We'll drill another well pretty close to that. We'll drill the Meek well, and then at that point in time, with a low oil environment, we could shut the program down and -- I mean I don't think we'd lose any acreage in 2015. I mean, maybe we have to pay $1 million or $2 million to extend some leases or something, but it's very, very nominal.

We could shut the program down after these 3 wells. And we're going to look at doing that. We may take this -- it's $72 million a year to keep a rig busy. I mean, the stock is $10 today. I'd rather own 20% of the company for that amount of money. I mean, our liquidity is almost equal to our market cap.

It's that type of silliness that's going on out there. We didn't enter the Burleson area at $10,000, $11,000 and $12,000 an acre. We've got 31,000 net acres net for about $100 million. We didn't pay up to get in the TMS. We've 70,000 to 74,000 net acres for about $74 million. We've spent $10 million or $12 million, whatever it is, on one well.

We hadn't spent hundreds of millions on wells out there. We hadn't spent anything on the Haynesville in 3 -- in 2 years except 2 wells that we drilled in 2013. And you may want, Mark, to go into a little bit about what we're thinking about the refracking of the 135 wells that we drilled and the longer laterals.

I mean, our return to the $4 gas in a vast majority of the Haynesville area, they're pretty phenomenal, and they whip the returns we get on our oil play. Now we've got to go in and see if they're real because we haven't drilled a longer lateral and we hadn't refracked any of these wells. But that's what we think.

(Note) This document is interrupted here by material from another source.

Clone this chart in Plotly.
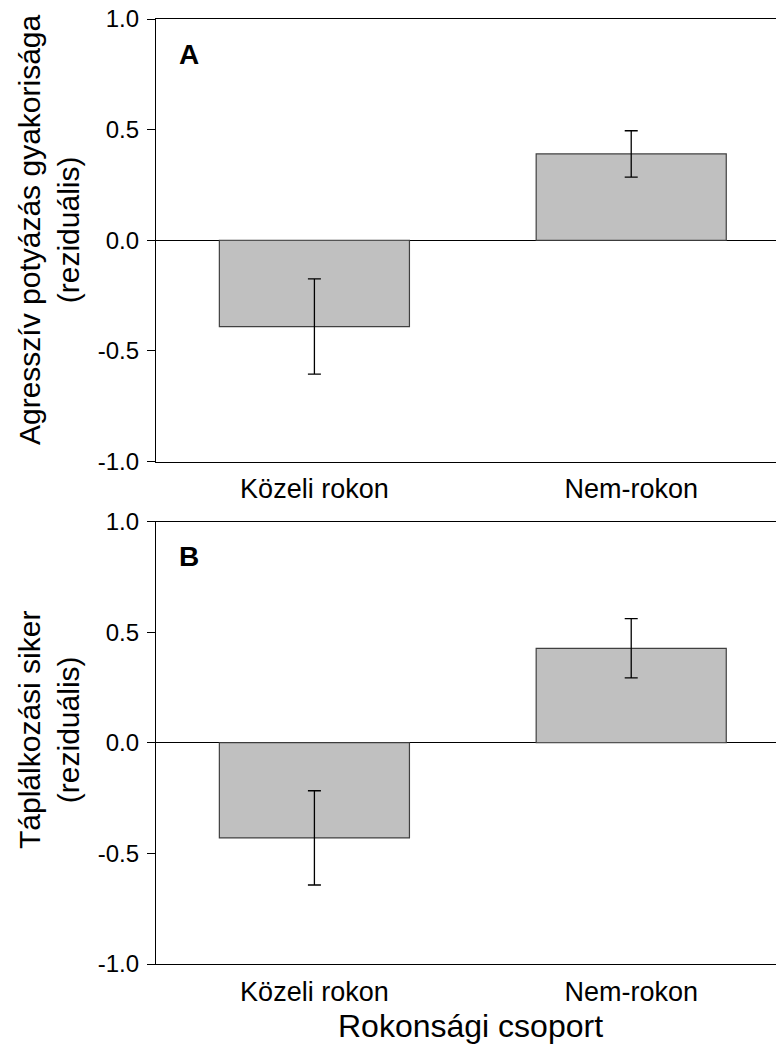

And we're going to focus on that in 2015 also..

Operator

Your next question comes from the line of David Amoss of Iberia Capital..

David Meagher Amoss - Iberia Capital Partners, Research Division

Jay, I want to ask again on -- a follow-up on the refracs in the Haynesville.

Do you guys have kind of an order of magnitude estimate on what that may cost? And then, how quickly can you get going on those? And when should we see the first flood [ph] of results from that program?.

Miles Jay Allison

Yes, and again, I want to preface all this. This is kind of early innings, but I mean, we're super excited about it. But it is early innings, and what we don't want to do is go spend a whole lot of money and figure out it doesn't really work as we would project it to work, even though there's 2 or 3 companies out there doing it right now.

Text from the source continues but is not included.